Budget, scope, and where to spend wisely

There is no single price for an outdoor kitchen because the range depends on appliances, utility access, finish level, patio coverage, and site conditions. A simple grill island is one project. A full custom kitchen under a covered patio with lighting, plumbing, refrigeration, and integrated seating is another.

The smarter question is not what costs the least. It is what gives you the best long-term use. In many cases, spending a little more on layout, materials, and weather protection will do more for satisfaction than adding one more premium appliance. Shade is a good example. Homeowners often underestimate how much a covered area increases comfort and actual use.

It also helps to plan the future. Even if you are not adding every feature today, roughing in utilities for possible upgrades can save time and money later. That kind of foresight matters when you are building for long-term value.

Choosing the right builder for the job

A polished rendering is not enough. You want a licensed and insured builder who understands construction, utilities, drainage, finishes, and how outdoor spaces perform after the project is complete. Ask how the kitchen will relate to the rest of the backyard. Ask what materials are recommended for Houston conditions.
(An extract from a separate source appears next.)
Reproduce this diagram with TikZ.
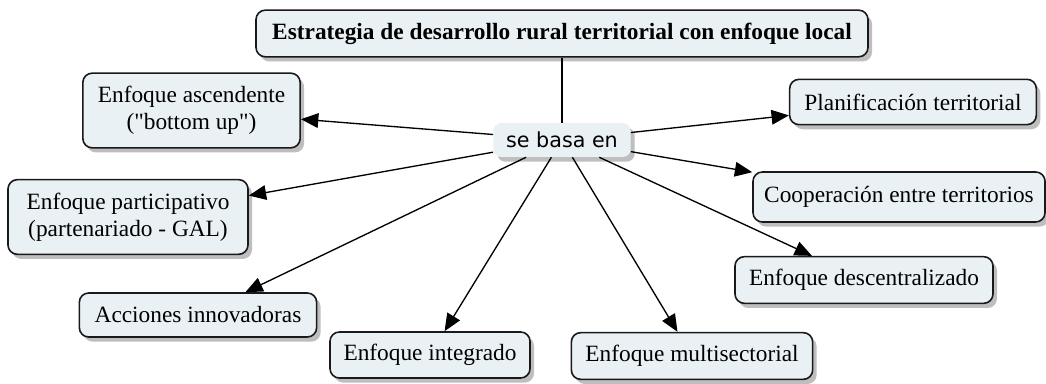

Ask who is coordinating each phase of the work.

Strong builders also make the vision easier to see before construction starts. Free 3D design, clear estimates, and honest guidance on trade-offs help homeowners make decisions with confidence. If financing matters to your project timeline, flexible options can also make a premium outdoor upgrade more practical.

For homeowners planning a full backyard transformation, working with an experienced local builder like CHR Builder can simplify the process. When one team understands pools, patios, and outdoor kitchens together, the result is usually more cohesive and more durable.

The right outdoor kitchen should make your backyard feel easier to enjoy, not harder to manage. If it fits your home, your habits, and the Houston climate, you will not need a special occasion to use it. You will just step outside and want to stay there.